→ EXERCISE INPUTS
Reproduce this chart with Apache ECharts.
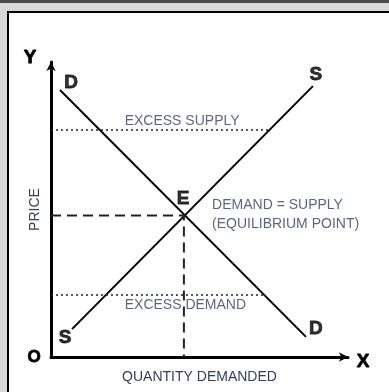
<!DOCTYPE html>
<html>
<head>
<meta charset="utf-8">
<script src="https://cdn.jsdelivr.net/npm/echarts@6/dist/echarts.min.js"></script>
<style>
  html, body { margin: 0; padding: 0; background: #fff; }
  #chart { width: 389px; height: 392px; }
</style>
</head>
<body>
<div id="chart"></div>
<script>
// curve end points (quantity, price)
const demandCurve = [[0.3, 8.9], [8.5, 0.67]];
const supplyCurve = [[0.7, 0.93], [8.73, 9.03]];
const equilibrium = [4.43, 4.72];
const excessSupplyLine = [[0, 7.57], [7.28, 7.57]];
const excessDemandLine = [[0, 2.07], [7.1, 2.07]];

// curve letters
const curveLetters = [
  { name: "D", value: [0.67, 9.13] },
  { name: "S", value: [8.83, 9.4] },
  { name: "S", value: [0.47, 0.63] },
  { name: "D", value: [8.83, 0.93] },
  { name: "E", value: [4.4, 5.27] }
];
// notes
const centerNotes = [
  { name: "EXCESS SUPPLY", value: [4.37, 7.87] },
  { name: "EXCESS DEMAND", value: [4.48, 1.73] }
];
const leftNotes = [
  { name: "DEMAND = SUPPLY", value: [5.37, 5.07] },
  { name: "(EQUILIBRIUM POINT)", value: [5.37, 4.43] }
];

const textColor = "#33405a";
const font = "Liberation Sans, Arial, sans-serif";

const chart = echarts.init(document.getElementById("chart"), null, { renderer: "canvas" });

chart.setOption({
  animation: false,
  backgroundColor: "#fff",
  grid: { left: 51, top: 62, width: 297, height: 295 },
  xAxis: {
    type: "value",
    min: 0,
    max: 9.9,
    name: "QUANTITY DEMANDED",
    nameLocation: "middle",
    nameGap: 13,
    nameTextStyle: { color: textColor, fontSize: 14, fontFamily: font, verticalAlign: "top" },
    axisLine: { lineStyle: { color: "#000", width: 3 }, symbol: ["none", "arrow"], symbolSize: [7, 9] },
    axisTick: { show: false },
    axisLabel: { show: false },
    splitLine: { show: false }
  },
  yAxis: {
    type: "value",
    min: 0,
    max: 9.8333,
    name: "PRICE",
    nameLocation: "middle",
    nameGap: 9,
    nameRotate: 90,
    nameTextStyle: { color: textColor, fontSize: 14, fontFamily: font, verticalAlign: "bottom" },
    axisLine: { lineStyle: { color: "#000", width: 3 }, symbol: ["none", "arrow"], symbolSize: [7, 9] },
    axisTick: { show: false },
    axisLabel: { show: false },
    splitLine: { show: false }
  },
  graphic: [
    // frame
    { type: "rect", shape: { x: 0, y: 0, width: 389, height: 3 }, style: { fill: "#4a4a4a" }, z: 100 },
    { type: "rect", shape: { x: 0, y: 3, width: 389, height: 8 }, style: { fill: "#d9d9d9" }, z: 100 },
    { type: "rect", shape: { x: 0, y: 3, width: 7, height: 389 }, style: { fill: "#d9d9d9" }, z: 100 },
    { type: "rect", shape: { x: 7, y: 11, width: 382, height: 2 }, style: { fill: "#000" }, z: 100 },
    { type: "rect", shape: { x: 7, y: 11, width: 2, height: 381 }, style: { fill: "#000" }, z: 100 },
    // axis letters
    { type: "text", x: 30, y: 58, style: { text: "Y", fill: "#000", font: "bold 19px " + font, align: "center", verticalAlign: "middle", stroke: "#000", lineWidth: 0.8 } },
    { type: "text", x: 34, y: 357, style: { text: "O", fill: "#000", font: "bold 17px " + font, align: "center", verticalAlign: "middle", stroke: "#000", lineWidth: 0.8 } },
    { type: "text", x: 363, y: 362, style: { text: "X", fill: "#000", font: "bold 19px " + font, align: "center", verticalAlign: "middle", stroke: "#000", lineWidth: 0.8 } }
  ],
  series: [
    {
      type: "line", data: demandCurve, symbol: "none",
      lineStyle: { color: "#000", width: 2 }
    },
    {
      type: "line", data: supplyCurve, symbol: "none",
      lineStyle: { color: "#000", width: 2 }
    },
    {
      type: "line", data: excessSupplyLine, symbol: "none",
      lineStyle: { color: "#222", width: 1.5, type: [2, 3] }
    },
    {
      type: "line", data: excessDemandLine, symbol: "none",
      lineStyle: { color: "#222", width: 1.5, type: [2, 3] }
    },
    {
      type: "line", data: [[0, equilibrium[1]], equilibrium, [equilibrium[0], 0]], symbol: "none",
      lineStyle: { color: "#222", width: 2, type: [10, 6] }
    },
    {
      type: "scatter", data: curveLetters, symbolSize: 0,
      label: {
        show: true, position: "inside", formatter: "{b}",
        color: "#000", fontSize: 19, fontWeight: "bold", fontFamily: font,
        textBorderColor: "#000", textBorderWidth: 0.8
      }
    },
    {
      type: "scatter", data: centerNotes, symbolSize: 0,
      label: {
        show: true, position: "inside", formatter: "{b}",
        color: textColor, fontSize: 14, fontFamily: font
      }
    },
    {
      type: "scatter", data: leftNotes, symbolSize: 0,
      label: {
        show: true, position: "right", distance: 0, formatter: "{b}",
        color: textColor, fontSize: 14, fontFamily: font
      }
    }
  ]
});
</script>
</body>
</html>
--
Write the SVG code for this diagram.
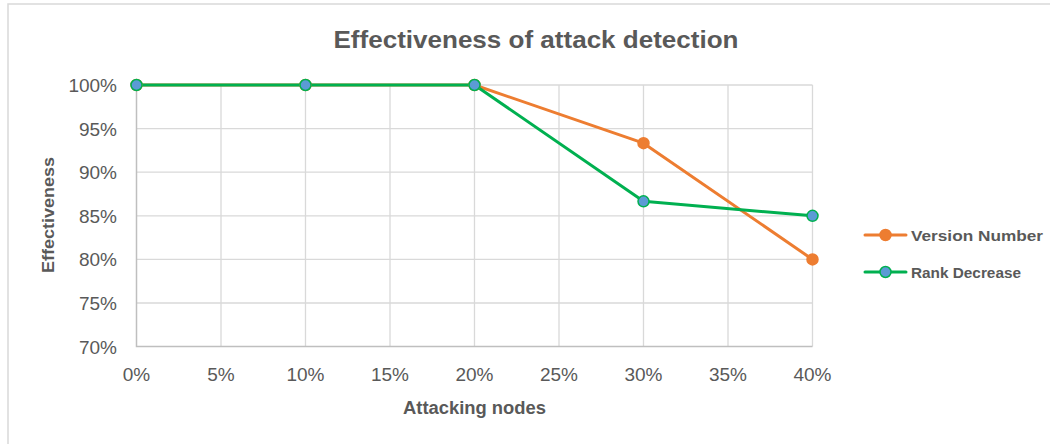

→ AIM
Above are the records. Copy only the lines from the one with "Reproduce this chart with Apache ECharts." through the one with "const excessDemandLine = [[0, 2.07], [7.1, 2.07]];", exactly, with no pictures.

→ SOLUTION TO THIS PROBLEM
Reproduce this chart with Apache ECharts.
<!DOCTYPE html>
<html>
<head>
<meta charset="utf-8">
<script src="https://cdn.jsdelivr.net/npm/echarts@6/dist/echarts.min.js"></script>
<style>
  html, body { margin: 0; padding: 0; background: #fff; }
  #chart { width: 389px; height: 392px; }
</style>
</head>
<body>
<div id="chart"></div>
<script>
// curve end points (quantity, price)
const demandCurve = [[0.3, 8.9], [8.5, 0.67]];
const supplyCurve = [[0.7, 0.93], [8.73, 9.03]];
const equilibrium = [4.43, 4.72];
const excessSupplyLine = [[0, 7.57], [7.28, 7.57]];
const excessDemandLine = [[0, 2.07], [7.1, 2.07]];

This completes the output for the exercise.